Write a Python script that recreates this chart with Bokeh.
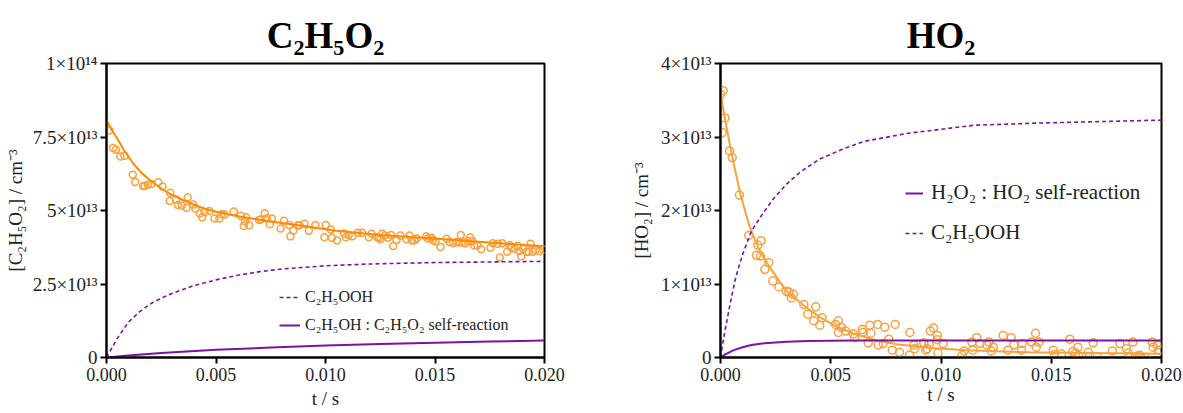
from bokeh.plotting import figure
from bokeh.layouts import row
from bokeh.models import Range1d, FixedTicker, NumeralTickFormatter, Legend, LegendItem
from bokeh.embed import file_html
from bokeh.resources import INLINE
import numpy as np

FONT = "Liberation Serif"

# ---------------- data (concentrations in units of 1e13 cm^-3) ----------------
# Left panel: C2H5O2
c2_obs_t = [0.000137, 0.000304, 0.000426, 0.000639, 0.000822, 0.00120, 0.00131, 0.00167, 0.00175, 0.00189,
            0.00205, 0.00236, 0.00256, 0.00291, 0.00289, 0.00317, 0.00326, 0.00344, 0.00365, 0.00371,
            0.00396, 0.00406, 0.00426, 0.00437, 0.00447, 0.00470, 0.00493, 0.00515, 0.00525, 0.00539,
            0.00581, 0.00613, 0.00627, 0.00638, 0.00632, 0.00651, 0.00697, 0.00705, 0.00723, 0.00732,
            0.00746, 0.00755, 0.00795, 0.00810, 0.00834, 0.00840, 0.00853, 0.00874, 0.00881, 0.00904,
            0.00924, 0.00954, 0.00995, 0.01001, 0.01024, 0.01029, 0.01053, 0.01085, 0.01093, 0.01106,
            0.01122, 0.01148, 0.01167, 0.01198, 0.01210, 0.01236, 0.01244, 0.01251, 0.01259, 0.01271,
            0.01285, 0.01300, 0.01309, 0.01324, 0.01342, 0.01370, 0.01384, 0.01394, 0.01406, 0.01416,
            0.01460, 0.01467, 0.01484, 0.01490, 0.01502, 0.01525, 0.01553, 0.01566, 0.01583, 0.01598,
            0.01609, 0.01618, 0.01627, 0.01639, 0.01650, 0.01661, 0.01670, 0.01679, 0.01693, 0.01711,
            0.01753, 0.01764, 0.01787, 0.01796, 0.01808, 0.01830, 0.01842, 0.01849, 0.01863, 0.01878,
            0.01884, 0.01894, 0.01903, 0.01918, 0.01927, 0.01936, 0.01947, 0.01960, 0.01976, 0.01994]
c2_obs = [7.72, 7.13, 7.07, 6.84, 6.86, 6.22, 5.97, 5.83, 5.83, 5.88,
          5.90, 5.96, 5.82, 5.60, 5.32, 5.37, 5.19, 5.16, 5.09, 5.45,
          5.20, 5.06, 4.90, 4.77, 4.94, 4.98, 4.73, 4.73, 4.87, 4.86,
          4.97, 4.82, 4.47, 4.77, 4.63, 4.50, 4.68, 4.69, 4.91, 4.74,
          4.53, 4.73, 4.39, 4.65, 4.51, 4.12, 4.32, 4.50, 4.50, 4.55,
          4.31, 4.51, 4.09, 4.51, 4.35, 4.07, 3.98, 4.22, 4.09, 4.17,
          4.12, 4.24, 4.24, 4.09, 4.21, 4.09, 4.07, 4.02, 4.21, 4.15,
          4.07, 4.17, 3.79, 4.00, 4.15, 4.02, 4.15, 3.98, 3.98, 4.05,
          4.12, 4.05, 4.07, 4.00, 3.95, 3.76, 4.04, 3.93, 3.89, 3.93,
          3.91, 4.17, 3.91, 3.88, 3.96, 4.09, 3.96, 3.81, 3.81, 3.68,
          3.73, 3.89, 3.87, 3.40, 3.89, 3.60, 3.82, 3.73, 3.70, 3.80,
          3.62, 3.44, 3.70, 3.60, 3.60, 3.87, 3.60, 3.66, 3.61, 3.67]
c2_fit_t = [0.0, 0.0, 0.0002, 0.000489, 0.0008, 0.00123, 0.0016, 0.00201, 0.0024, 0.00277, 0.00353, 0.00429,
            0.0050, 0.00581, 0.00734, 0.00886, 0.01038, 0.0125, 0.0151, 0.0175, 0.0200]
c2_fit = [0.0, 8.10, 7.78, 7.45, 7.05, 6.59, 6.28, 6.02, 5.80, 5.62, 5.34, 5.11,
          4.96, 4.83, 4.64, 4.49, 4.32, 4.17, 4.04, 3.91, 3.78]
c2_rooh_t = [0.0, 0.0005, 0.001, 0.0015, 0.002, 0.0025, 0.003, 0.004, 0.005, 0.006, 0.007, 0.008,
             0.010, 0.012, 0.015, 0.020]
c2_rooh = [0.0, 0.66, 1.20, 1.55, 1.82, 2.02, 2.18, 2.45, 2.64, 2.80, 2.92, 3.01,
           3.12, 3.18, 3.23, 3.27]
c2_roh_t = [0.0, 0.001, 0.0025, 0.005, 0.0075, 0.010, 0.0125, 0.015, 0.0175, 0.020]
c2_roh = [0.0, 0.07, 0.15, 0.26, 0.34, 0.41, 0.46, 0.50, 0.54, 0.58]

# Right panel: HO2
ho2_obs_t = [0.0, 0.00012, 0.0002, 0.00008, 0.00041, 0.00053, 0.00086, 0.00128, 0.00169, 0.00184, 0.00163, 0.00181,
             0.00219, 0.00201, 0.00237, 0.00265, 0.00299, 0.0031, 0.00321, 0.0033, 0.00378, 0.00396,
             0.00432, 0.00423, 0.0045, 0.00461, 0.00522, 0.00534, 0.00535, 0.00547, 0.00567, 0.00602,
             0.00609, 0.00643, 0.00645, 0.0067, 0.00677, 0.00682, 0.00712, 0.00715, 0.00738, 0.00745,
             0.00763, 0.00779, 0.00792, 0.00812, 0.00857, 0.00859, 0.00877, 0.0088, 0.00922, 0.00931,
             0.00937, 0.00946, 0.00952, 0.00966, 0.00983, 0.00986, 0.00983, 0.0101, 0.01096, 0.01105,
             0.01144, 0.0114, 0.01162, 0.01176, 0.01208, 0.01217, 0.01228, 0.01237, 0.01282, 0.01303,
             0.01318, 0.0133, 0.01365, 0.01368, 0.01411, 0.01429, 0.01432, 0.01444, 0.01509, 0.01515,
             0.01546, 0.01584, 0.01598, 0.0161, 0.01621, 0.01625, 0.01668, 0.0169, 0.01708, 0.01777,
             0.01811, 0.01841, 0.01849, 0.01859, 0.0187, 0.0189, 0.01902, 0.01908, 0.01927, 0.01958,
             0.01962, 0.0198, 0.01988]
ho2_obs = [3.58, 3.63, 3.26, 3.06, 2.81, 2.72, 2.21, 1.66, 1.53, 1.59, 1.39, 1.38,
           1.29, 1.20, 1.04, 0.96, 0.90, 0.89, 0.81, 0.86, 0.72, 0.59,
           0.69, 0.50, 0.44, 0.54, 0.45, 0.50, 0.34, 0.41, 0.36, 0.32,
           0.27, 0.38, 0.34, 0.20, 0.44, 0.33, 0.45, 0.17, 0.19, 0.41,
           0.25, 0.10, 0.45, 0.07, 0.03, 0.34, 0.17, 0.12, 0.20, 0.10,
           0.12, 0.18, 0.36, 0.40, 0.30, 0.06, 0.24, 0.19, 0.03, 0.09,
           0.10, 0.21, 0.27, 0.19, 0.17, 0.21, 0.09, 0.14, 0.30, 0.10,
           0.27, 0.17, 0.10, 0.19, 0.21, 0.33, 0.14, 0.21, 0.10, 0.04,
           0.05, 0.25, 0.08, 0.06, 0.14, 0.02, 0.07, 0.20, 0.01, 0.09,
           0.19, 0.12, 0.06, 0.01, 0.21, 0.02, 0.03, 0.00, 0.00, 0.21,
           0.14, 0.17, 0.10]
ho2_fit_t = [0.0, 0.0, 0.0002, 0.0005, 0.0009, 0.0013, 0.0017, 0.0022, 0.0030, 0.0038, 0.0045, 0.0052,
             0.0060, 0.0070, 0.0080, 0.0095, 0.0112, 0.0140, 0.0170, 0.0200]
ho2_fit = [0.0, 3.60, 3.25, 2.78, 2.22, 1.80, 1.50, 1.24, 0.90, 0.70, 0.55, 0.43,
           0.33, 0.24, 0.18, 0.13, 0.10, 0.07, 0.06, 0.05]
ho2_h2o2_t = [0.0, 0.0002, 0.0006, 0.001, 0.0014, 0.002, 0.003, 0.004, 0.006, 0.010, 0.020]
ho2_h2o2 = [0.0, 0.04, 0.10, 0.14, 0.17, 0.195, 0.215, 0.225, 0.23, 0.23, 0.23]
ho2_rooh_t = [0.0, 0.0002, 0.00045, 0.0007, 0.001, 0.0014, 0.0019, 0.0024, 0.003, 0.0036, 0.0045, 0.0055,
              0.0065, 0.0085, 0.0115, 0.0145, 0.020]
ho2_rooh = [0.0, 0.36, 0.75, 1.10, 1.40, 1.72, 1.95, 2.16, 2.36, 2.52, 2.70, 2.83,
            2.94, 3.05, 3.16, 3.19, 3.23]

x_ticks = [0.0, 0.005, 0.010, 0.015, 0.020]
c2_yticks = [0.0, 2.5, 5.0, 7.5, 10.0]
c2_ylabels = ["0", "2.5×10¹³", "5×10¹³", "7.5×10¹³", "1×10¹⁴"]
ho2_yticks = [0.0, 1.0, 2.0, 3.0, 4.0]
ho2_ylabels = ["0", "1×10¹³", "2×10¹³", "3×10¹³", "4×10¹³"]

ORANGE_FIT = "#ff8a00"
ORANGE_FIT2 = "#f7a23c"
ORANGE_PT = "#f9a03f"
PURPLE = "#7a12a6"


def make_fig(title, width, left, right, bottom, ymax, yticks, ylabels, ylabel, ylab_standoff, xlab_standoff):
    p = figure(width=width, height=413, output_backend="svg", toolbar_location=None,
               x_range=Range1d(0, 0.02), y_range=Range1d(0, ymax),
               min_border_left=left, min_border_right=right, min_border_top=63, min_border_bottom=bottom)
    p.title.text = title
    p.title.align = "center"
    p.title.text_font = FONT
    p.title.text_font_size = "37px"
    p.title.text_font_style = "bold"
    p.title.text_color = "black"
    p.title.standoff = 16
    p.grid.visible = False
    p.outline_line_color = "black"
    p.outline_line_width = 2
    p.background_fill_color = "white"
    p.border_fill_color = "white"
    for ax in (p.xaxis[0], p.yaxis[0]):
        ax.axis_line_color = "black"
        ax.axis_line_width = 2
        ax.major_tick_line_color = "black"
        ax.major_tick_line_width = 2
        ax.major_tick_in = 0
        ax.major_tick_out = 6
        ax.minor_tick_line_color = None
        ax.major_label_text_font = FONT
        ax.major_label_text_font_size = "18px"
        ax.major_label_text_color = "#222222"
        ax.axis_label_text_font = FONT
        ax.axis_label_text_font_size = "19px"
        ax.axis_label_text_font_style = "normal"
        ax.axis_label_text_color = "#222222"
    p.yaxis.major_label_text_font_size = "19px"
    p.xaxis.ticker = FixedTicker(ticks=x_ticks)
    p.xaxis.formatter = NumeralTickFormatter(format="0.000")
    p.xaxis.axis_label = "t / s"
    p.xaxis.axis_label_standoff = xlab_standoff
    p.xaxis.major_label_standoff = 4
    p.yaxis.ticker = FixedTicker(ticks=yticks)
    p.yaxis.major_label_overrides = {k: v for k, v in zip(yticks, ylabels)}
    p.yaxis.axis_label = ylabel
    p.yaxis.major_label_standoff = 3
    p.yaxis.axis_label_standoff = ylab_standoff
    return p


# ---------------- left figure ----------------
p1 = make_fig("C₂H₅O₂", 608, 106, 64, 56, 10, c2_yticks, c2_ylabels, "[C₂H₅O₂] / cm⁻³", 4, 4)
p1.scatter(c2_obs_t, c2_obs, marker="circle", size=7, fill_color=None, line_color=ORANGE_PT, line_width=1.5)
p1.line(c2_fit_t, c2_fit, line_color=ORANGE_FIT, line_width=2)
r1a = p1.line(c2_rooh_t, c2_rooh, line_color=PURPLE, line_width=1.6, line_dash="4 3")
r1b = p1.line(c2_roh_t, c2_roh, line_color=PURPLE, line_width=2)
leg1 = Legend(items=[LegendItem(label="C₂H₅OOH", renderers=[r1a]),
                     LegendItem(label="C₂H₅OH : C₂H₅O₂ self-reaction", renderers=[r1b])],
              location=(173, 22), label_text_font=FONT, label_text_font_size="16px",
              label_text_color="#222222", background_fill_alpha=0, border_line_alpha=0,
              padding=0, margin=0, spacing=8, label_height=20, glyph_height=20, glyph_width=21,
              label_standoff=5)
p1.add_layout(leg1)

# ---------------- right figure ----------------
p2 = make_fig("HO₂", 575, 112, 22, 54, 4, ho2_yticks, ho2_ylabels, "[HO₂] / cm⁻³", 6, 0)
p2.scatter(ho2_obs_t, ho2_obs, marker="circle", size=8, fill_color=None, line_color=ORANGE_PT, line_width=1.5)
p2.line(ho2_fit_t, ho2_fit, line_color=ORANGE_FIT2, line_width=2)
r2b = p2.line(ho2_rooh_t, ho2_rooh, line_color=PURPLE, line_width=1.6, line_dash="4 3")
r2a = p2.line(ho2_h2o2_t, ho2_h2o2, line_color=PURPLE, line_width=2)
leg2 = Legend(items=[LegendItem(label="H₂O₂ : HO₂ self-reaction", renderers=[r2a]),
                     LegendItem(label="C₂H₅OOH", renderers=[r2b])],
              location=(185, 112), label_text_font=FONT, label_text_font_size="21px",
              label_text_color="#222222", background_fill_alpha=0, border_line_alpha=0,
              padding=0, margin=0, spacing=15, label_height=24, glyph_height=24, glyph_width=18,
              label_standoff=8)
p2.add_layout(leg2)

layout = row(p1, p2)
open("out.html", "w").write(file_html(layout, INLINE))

What the task asks:
Set the lines above down again, word for word, from the first through the one containing "import numpy as np"; pictures excluded.

Response:
Write a Python script that recreates this chart with Bokeh.
from bokeh.plotting import figure
from bokeh.layouts import row
from bokeh.models import Range1d, FixedTicker, NumeralTickFormatter, Legend, LegendItem
from bokeh.embed import file_html
from bokeh.resources import INLINE
import numpy as np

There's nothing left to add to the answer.